Avondale of the post-Civil War era was vibrant and thriving. Residents in 2018 see a different picture: abandoned lots littered with trash, historic buildings in need of repair and families struggling to make ends meet. Residents pulled together businesses, faith institutions and representatives from the public sector to form a task force. Their goal? Figure out what’s happening in Avondale and how to change it.
Dr. Eileen Rehberg, director of Data Analysis and Strategy, used publicly available data and support from passionate interns to equip the task force with what they’d lacked: information. Together, they gathered a wealth of information and pieced together a complex puzzle.
“It’s important to focus on what’s missing,” Ken Smith, president of the Avondale Neighborhood Association, said. “The reality is that community problems don’t exist in silos. Data can link community barriers so you can get a full picture and analyze everything that’s going on. It’s about working together with the neighborhood and empowering them to lead.”

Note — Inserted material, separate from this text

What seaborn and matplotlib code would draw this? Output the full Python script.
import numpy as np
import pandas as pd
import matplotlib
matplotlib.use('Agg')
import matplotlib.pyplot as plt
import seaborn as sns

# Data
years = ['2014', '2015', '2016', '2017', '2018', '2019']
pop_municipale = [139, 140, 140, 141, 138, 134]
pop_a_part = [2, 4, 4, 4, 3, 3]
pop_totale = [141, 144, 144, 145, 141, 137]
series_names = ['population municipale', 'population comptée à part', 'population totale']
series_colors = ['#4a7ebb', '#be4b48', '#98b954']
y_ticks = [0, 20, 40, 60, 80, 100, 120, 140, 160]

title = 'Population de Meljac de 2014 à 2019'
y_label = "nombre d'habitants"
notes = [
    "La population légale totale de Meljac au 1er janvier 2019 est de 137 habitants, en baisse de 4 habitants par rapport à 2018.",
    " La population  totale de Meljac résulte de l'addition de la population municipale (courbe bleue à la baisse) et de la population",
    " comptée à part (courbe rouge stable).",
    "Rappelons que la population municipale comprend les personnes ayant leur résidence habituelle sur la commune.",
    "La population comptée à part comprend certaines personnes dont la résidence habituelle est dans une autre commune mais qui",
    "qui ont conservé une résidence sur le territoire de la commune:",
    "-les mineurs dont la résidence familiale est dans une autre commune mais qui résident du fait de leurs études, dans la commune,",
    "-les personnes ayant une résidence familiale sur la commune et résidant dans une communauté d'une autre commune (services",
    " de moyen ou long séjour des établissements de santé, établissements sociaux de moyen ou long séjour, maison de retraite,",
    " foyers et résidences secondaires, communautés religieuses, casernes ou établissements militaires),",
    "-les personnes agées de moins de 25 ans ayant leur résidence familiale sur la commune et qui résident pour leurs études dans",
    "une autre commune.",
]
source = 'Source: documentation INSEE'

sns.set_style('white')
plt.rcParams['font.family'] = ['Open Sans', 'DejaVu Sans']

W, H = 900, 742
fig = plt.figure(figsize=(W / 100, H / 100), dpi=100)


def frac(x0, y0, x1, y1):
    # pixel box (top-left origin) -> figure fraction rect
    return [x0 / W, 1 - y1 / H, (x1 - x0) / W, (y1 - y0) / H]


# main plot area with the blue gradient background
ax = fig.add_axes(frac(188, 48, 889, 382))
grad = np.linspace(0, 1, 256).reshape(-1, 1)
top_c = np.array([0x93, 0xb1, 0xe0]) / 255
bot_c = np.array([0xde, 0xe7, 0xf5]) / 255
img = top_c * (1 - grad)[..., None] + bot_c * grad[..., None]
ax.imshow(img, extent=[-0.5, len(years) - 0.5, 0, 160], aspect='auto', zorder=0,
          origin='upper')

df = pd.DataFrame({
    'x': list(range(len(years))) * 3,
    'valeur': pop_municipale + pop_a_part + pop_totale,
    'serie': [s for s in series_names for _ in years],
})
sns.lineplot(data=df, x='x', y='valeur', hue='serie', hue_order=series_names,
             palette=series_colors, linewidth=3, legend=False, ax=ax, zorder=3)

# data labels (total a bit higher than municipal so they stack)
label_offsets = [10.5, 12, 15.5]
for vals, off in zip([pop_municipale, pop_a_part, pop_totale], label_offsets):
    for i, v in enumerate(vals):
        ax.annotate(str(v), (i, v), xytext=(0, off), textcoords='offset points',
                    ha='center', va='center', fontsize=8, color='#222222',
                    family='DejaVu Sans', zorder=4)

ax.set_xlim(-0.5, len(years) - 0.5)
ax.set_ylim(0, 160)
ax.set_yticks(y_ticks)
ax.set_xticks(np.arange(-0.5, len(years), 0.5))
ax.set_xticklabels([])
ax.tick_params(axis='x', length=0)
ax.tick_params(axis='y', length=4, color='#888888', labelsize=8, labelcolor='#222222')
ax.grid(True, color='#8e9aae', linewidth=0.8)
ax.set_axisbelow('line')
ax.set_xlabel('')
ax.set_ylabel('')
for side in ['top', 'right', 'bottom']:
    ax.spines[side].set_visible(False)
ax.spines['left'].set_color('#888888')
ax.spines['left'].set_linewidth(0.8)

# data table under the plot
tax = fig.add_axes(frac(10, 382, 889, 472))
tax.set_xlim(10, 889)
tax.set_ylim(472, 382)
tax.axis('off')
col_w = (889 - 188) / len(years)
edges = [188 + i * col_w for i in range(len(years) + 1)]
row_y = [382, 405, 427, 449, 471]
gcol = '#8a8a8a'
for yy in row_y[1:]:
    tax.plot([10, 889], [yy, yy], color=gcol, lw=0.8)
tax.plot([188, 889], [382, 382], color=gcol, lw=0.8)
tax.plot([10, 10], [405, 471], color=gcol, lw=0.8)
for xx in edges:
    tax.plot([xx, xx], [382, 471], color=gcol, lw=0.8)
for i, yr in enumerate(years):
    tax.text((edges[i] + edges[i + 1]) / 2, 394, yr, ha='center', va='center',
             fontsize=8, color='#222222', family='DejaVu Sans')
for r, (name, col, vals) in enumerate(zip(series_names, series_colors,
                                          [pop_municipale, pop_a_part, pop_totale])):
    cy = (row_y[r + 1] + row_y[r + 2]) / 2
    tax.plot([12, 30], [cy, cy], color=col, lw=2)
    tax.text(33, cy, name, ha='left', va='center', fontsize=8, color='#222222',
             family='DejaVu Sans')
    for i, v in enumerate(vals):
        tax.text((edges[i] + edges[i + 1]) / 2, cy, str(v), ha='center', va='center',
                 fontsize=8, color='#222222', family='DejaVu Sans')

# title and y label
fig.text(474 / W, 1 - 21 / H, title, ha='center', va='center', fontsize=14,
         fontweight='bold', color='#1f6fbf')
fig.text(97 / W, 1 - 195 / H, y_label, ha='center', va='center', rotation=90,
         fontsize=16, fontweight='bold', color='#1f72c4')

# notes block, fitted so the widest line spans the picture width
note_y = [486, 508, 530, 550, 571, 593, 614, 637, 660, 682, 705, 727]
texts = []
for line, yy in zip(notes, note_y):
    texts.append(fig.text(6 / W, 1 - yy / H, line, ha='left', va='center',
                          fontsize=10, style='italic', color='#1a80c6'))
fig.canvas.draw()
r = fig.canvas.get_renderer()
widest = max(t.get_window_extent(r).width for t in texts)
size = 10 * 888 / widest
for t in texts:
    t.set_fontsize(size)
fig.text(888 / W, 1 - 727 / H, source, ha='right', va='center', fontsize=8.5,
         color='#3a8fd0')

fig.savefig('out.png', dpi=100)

What did they discover? The Avondale population was shrinking. Many lacked education necessary for employment, and those who were employed worked in industries in decline. The community was a “food desert,” meaning it lacked a full-service grocery store in the immediate neighborhood radius. Residents struggled with obesity, diabetes and lack of insurance. Families were struggling. Most families with children had female heads of household and struggled to stay above the poverty line.
Data can be a sobering truth – but it’s not a death sentence. Empowered with a holistic picture of what was happening in their community, the Avondale task force was determined to see the community thrive again.
United Way of Greater Chattanooga came alongside the Avondale community to match their key focus areas with programs that can help, like an after-school literacy program with Hamilton County Schools and mentor partnerships with the Chattanooga Mentoring Collective
“In a focus group, Avondale residents were asked what they want from their community,” Eileen said. “What they answered was what any citizen wants: education, jobs, safety. The biggest catalyst for change in Avondale or any community comes from within. That’s a really beautiful thing to see.”
The work in Avondale is just the beginning. United Way is looking to scale data partnerships like this one to other neighborhoods.